First time’s a charm.
Political newcomer Micah Van Huss surprised three-term state representative Dale Ford to gain the Republican nod in the August primary and convincingly defeated Democratic challenger Michael Clark Tuesday for the right to represent the state’s 6th House District in Nashville.
Van Huss garnered 16,385 votes (72.3 percent) to Clark’s 6,268 (27.7 percent) in taking the 6th District which is comprised of a large portion of Washington County and the eastern edge of Hawkins County.
“The victory belongs to the people of the 6th District,” he said. “I’m humbled and honored with what they’re entrusted in me. I want to thank God, my family and the people in the district.”
A Marine Corps veteran who lives in Sulphur Springs, Van Huss served as a sniper during two tours in Iraq. He also deployed twice to Afghanistan. He was not on active duty in Afghanistan but worked on a contract basis to help train the Afghan National Army.
His military experience not only was employed as a bold, visual announcement of his political arrival on his campaign website, it also is what he says makes him a clear-sighted leader for Northeast Tennessee. He has told the Johnson City Press on several occasions that during his time in the military, he learned that leadership is best done by example — “from the front, not the rear.”
He has never held public office. However, he says that characteristic may be considered an admirable quality and that he likely gained votes because of that fact.
While his conservative stand on many issues mirrors that of Ford, he did say 6th District constituents deserved “more consistency, especially in regard to “ghost voting.”
Van Huss says jobs and the economy are his primary concerns and that Tennessee actually is better off than many other states. Still, the state’s budget needs to be cut, both the state and federal government is too big and people need less government in their lives, he said.
Clark, who lives in Gray, ran unsuccessfully against Phil Roe for the 1st Congressional District seat in 2008. He chose to run for the state House seat this year because he felt like people in the district were not getting the representation they deserved from Nashville.
He was not immediately available for comment.

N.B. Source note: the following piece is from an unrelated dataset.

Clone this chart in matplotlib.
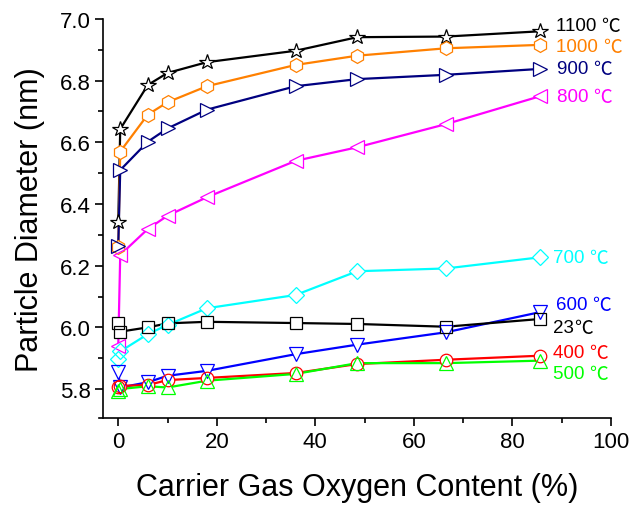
import matplotlib
matplotlib.use("Agg")
import matplotlib.pyplot as plt
from matplotlib.ticker import MultipleLocator

plt.rcParams["font.family"] = ["Liberation Sans", "DejaVu Sans"]

# Carrier gas oxygen content (%)
oxygen = [0, 0.4, 6, 10, 18, 36, 48.5, 66.5, 85.5]

# Particle diameter (nm) for each furnace temperature
d_1100 = [6.341, 6.643, 6.786, 6.825, 6.860, 6.897, 6.941, 6.943, 6.960]
d_1000 = [6.259, 6.570, 6.690, 6.730, 6.782, 6.851, 6.881, 6.905, 6.916]
d_900 = [6.265, 6.510, 6.602, 6.645, 6.706, 6.782, 6.805, 6.819, 6.838]
d_800 = [5.940, 6.235, 6.319, 6.362, 6.422, 6.540, 6.584, 6.659, 6.749]
d_700 = [5.897, 5.922, 5.978, 6.008, 6.062, 6.105, 6.182, 6.191, 6.227]
d_600 = [5.854, 5.805, 5.822, 5.843, 5.859, 5.913, 5.944, 5.984, 6.049]
d_23 = [6.013, 5.986, 6.000, 6.013, 6.018, 6.014, 6.011, 6.002, 6.027]
d_400 = [5.805, 5.810, 5.813, 5.829, 5.836, 5.852, 5.881, 5.895, 5.908]
d_500 = [5.794, 5.800, 5.809, 5.805, 5.827, 5.849, 5.884, 5.884, 5.892]

# temperature labels (number part; the degree sign is drawn after it)
temps = ["1100 ", "1000 ", "900 ", "800 ", "700 ", "600 ", "23", "400 ", "500 "]
unit = "℃"

# styling for each curve: values, colour, marker, marker size
styles = [
    (d_1100, "#000000", "*", 11.5),
    (d_1000, "#FF8000", "h", 10),
    (d_900, "#000080", ">", 10),
    (d_800, "#FF00FF", "<", 10),
    (d_700, "#00FFFF", "D", 8),
    (d_600, "#0000FF", "v", 10),
    (d_23, "#000000", "s", 8),
    (d_400, "#FF0000", "o", 9),
    (d_500, "#00FF00", "^", 9.5),
]

# text placement of the curve labels (x, y in data units)
label_xy = [(88.8, 6.978), (88.8, 6.910), (89.0, 6.838), (89.0, 6.750),
            (88.2, 6.228), (88.8, 6.073), (88.2, 6.001), (88.2, 5.920),
            (88.2, 5.849)]

fig = plt.figure(figsize=(6.34, 5.06), dpi=100)
ax = fig.add_axes([0.1629, 0.1719, 0.8008, 0.7886])

# lines first, then white marker bodies, then hollow outlines on top
for vals, col, mk, ms in styles:
    ax.plot(oxygen, vals, color=col, lw=1.6, zorder=2)
for vals, col, mk, ms in styles:
    ax.plot(oxygen, vals, ls="none", marker=mk, ms=ms, mfc="white",
            mec="none", zorder=3)
for vals, col, mk, ms in styles:
    ax.plot(oxygen, vals, ls="none", marker=mk, ms=ms, mfc="none",
            mec=col, mew=0.9, zorder=4)

for (vals, col, mk, ms), lab, (tx, ty) in zip(styles, temps, label_xy):
    t = ax.text(tx, ty, lab, color=col, fontsize=13.5, va="center",
                ha="left", family="Liberation Sans")
    ax.annotate(unit, xy=(1.0, 0.5), xycoords=t, va="center", ha="left",
                color=col, fontsize=13.5,
                family=["Noto Sans CJK SC", "DejaVu Sans"])

ax.set_xlim(-3.04, 100)
ax.set_ylim(5.706, 7.0)
ax.xaxis.set_major_locator(MultipleLocator(20))
ax.xaxis.set_minor_locator(MultipleLocator(10))
ax.yaxis.set_major_locator(MultipleLocator(0.2))
ax.yaxis.set_minor_locator(MultipleLocator(0.1))
ax.yaxis.set_major_formatter(plt.FormatStrFormatter("%.1f"))

for side in ("top", "right"):
    ax.spines[side].set_visible(False)
for side in ("left", "bottom"):
    ax.spines[side].set_linewidth(1.2)
ax.spines["bottom"].set_bounds(-4.0, 100)

ax.tick_params(which="major", direction="out", length=6, width=1.2,
               labelsize=16, pad=3)
ax.tick_params(which="minor", direction="out", length=3.5, width=1.2)

ax.set_xlabel("Carrier Gas Oxygen Content (%)", fontsize=22, labelpad=15)
ax.set_ylabel("Particle Diameter (nm)", fontsize=22, labelpad=11)

fig.savefig("out.png", dpi=100)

Meanwhile, incumbent state Rep. Matthew Hill, R-Jonesborough easily outpaced Democrat Nancy Fischman of Johnson City earning a fifth term in the 7th House District spot by a margin of 12,952 (65.6 percent) to 6,769 (34.2 percent).

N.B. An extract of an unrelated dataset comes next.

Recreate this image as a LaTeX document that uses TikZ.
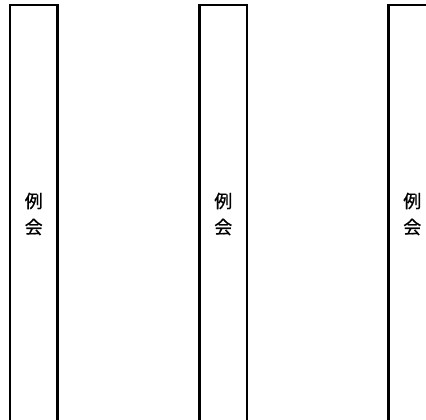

The district is comprised of part of Washington County
“I’m very humbled and appreciative,” Hill said. “I’m very thankful to my family for their support. They supported me 100 percent.”

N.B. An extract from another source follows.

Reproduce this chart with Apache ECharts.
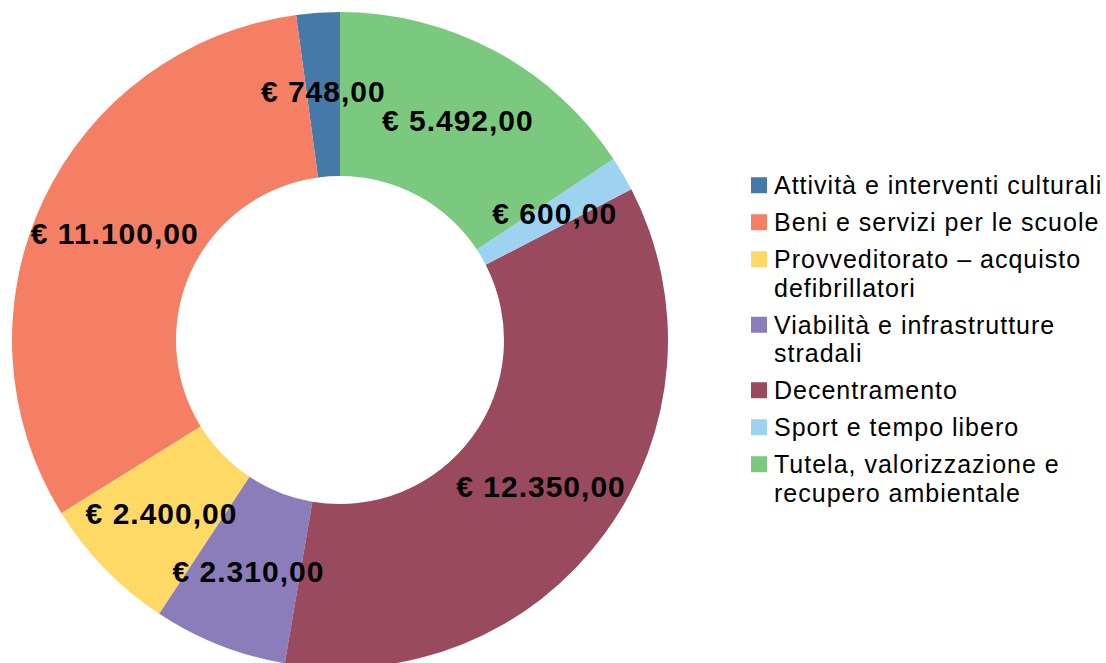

He was first elected to the Tennessee House of Representatives in 2004. He was re-elected in 2006, defeating Fred Phillips, former Washington County sheriff and Tennessee Department of Safety director. He is a member of the Children and Family Affairs Committee, the Transportation Committee, the Domestic Relations Subcommittee and the Public Safety and Rural Roads Subcommittee.
Hill currently is sponsoring 69 House bills.
“I’ve always supported legislation to eliminate sales tax on groceries, and that remains a major goal of mine,” he said. “I also want to take a look, specifically, at infrastructure needs we have here in Washington County.”
Fischman, though defeated, was upbeat after the final tally.
“I do plan to run again,” she said. “One of the problems for Democrats in this area is that they are one and done. I’m ready to start working. I feel really good. I received a lot of positive local support.”
Fischman, who was born in New York City, grew up in New Jersey and received her bachelor’s degree in geography from Clark University in Worcester, Mass., eventually found her way to the area and received a master’s degree in geography from East Tennessee State University.